▶ PROBLEM STATEMENT
Transcribe the records that follow. Keep every word exactly, and drop the pictures.

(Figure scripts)
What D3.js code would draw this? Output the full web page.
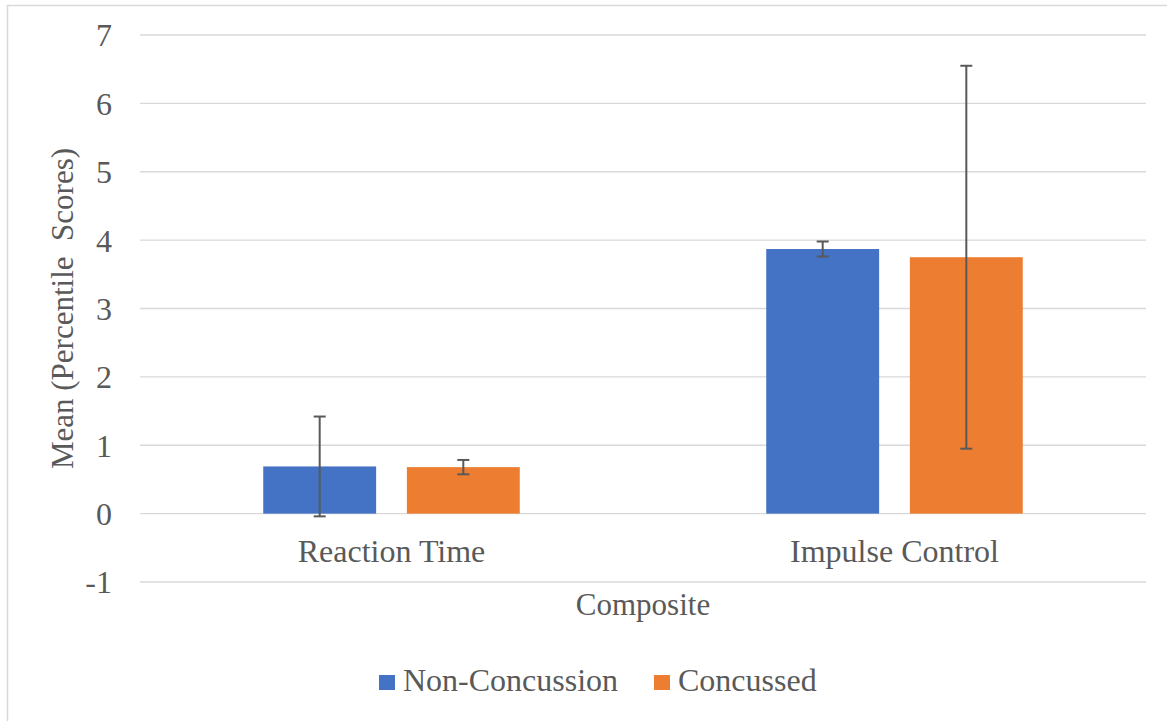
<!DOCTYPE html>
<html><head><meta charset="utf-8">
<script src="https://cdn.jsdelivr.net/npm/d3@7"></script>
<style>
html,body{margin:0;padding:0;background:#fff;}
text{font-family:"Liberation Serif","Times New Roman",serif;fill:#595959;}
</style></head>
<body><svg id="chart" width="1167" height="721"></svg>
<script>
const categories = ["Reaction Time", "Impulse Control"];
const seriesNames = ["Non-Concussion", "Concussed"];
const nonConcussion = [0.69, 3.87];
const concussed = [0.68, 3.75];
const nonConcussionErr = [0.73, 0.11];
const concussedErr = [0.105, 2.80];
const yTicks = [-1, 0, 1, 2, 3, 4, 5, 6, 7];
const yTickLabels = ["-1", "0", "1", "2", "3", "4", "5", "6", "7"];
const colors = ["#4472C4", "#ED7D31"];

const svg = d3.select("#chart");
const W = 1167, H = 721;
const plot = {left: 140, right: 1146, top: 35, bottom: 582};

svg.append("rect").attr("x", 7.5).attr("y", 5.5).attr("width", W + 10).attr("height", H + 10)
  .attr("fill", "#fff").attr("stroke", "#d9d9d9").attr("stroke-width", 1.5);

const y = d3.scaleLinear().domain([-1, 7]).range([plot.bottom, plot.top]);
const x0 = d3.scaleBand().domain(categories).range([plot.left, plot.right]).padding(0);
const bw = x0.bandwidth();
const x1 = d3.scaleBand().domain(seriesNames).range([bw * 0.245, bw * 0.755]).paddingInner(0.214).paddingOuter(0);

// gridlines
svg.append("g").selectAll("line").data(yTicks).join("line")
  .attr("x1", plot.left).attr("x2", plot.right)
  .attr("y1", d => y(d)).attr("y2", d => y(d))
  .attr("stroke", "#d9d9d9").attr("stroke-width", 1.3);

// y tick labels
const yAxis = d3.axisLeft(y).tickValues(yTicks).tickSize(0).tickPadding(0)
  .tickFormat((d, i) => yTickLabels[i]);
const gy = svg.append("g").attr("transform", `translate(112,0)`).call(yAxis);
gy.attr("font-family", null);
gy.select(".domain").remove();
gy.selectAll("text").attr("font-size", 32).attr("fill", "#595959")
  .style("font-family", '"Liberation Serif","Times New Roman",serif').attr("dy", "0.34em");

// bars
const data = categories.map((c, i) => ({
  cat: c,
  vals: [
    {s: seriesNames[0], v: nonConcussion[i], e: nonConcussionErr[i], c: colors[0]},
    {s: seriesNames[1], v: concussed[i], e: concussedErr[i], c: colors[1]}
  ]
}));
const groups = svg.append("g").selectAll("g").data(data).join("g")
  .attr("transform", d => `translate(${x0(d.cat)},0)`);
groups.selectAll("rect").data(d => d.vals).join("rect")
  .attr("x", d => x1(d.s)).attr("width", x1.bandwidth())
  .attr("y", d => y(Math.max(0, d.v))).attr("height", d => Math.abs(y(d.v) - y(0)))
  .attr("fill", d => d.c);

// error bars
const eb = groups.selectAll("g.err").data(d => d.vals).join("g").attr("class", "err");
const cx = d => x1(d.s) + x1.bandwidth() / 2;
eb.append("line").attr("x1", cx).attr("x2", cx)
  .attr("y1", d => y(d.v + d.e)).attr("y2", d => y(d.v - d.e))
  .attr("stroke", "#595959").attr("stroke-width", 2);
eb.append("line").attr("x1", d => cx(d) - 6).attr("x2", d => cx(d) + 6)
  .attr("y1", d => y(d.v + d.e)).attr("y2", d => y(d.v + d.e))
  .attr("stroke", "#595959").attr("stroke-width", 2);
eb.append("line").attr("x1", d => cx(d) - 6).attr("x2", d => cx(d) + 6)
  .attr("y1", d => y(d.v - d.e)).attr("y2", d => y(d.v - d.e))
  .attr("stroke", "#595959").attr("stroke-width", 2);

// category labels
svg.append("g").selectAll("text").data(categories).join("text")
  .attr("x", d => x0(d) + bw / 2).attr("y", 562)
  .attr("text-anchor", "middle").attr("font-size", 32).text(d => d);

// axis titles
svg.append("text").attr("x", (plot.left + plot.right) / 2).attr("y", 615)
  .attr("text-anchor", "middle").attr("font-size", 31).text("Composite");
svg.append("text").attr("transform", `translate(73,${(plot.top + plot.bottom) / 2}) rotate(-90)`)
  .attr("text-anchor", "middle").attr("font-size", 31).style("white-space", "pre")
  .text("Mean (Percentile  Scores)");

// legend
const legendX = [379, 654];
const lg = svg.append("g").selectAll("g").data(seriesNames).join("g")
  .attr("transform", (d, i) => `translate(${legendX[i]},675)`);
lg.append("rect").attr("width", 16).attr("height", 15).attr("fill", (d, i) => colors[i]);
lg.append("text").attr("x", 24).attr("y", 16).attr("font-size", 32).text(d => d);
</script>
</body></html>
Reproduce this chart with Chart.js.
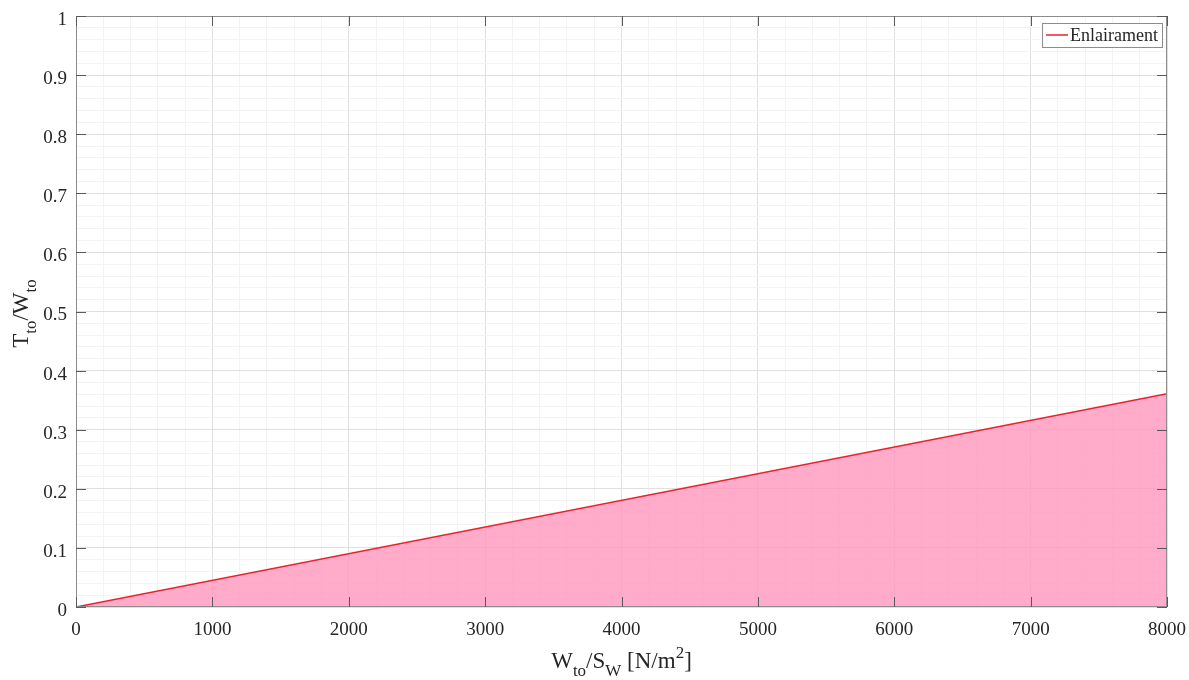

▶ THE OUTPUT
What D3.js code would draw this? Output the full web page.
<!DOCTYPE html>
<html><head><meta charset="utf-8">
<script src="https://cdn.jsdelivr.net/npm/d3@7"></script>
<style>
html,body{margin:0;padding:0;background:#fff;}
text{font-family:"Liberation Serif","Times New Roman",serif;fill:#595959;}
</style></head>
<body><svg id="chart" width="1167" height="721"></svg>
<script>
const categories = ["Reaction Time", "Impulse Control"];
const seriesNames = ["Non-Concussion", "Concussed"];
const nonConcussion = [0.69, 3.87];
const concussed = [0.68, 3.75];
const nonConcussionErr = [0.73, 0.11];
const concussedErr = [0.105, 2.80];
const yTicks = [-1, 0, 1, 2, 3, 4, 5, 6, 7];
const yTickLabels = ["-1", "0", "1", "2", "3", "4", "5", "6", "7"];
const colors = ["#4472C4", "#ED7D31"];

const svg = d3.select("#chart");
const W = 1167, H = 721;
const plot = {left: 140, right: 1146, top: 35, bottom: 582};

svg.append("rect").attr("x", 7.5).attr("y", 5.5).attr("width", W + 10).attr("height", H + 10)
  .attr("fill", "#fff").attr("stroke", "#d9d9d9").attr("stroke-width", 1.5);

const y = d3.scaleLinear().domain([-1, 7]).range([plot.bottom, plot.top]);
const x0 = d3.scaleBand().domain(categories).range([plot.left, plot.right]).padding(0);
const bw = x0.bandwidth();
const x1 = d3.scaleBand().domain(seriesNames).range([bw * 0.245, bw * 0.755]).paddingInner(0.214).paddingOuter(0);

// gridlines
svg.append("g").selectAll("line").data(yTicks).join("line")
  .attr("x1", plot.left).attr("x2", plot.right)
  .attr("y1", d => y(d)).attr("y2", d => y(d))
  .attr("stroke", "#d9d9d9").attr("stroke-width", 1.3);

// y tick labels
const yAxis = d3.axisLeft(y).tickValues(yTicks).tickSize(0).tickPadding(0)
  .tickFormat((d, i) => yTickLabels[i]);
const gy = svg.append("g").attr("transform", `translate(112,0)`).call(yAxis);
gy.attr("font-family", null);
gy.select(".domain").remove();
gy.selectAll("text").attr("font-size", 32).attr("fill", "#595959")
  .style("font-family", '"Liberation Serif","Times New Roman",serif').attr("dy", "0.34em");

// bars
const data = categories.map((c, i) => ({
  cat: c,
  vals: [
    {s: seriesNames[0], v: nonConcussion[i], e: nonConcussionErr[i], c: colors[0]},
    {s: seriesNames[1], v: concussed[i], e: concussedErr[i], c: colors[1]}
  ]
}));
const groups = svg.append("g").selectAll("g").data(data).join("g")
  .attr("transform", d => `translate(${x0(d.cat)},0)`);
groups.selectAll("rect").data(d => d.vals).join("rect")
  .attr("x", d => x1(d.s)).attr("width", x1.bandwidth())
  .attr("y", d => y(Math.max(0, d.v))).attr("height", d => Math.abs(y(d.v) - y(0)))
  .attr("fill", d => d.c);

// error bars
const eb = groups.selectAll("g.err").data(d => d.vals).join("g").attr("class", "err");
const cx = d => x1(d.s) + x1.bandwidth() / 2;
eb.append("line").attr("x1", cx).attr("x2", cx)
  .attr("y1", d => y(d.v + d.e)).attr("y2", d => y(d.v - d.e))
  .attr("stroke", "#595959").attr("stroke-width", 2);
eb.append("line").attr("x1", d => cx(d) - 6).attr("x2", d => cx(d) + 6)
  .attr("y1", d => y(d.v + d.e)).attr("y2", d => y(d.v + d.e))
  .attr("stroke", "#595959").attr("stroke-width", 2);
eb.append("line").attr("x1", d => cx(d) - 6).attr("x2", d => cx(d) + 6)
  .attr("y1", d => y(d.v - d.e)).attr("y2", d => y(d.v - d.e))
  .attr("stroke", "#595959").attr("stroke-width", 2);

// category labels
svg.append("g").selectAll("text").data(categories).join("text")
  .attr("x", d => x0(d) + bw / 2).attr("y", 562)
  .attr("text-anchor", "middle").attr("font-size", 32).text(d => d);

// axis titles
svg.append("text").attr("x", (plot.left + plot.right) / 2).attr("y", 615)
  .attr("text-anchor", "middle").attr("font-size", 31).text("Composite");
svg.append("text").attr("transform", `translate(73,${(plot.top + plot.bottom) / 2}) rotate(-90)`)
  .attr("text-anchor", "middle").attr("font-size", 31).style("white-space", "pre")
  .text("Mean (Percentile  Scores)");

// legend
const legendX = [379, 654];
const lg = svg.append("g").selectAll("g").data(seriesNames).join("g")
  .attr("transform", (d, i) => `translate(${legendX[i]},675)`);
lg.append("rect").attr("width", 16).attr("height", 15).attr("fill", (d, i) => colors[i]);
lg.append("text").attr("x", 24).attr("y", 16).attr("font-size", 32).text(d => d);
</script>
</body></html>
Reproduce this chart with Chart.js.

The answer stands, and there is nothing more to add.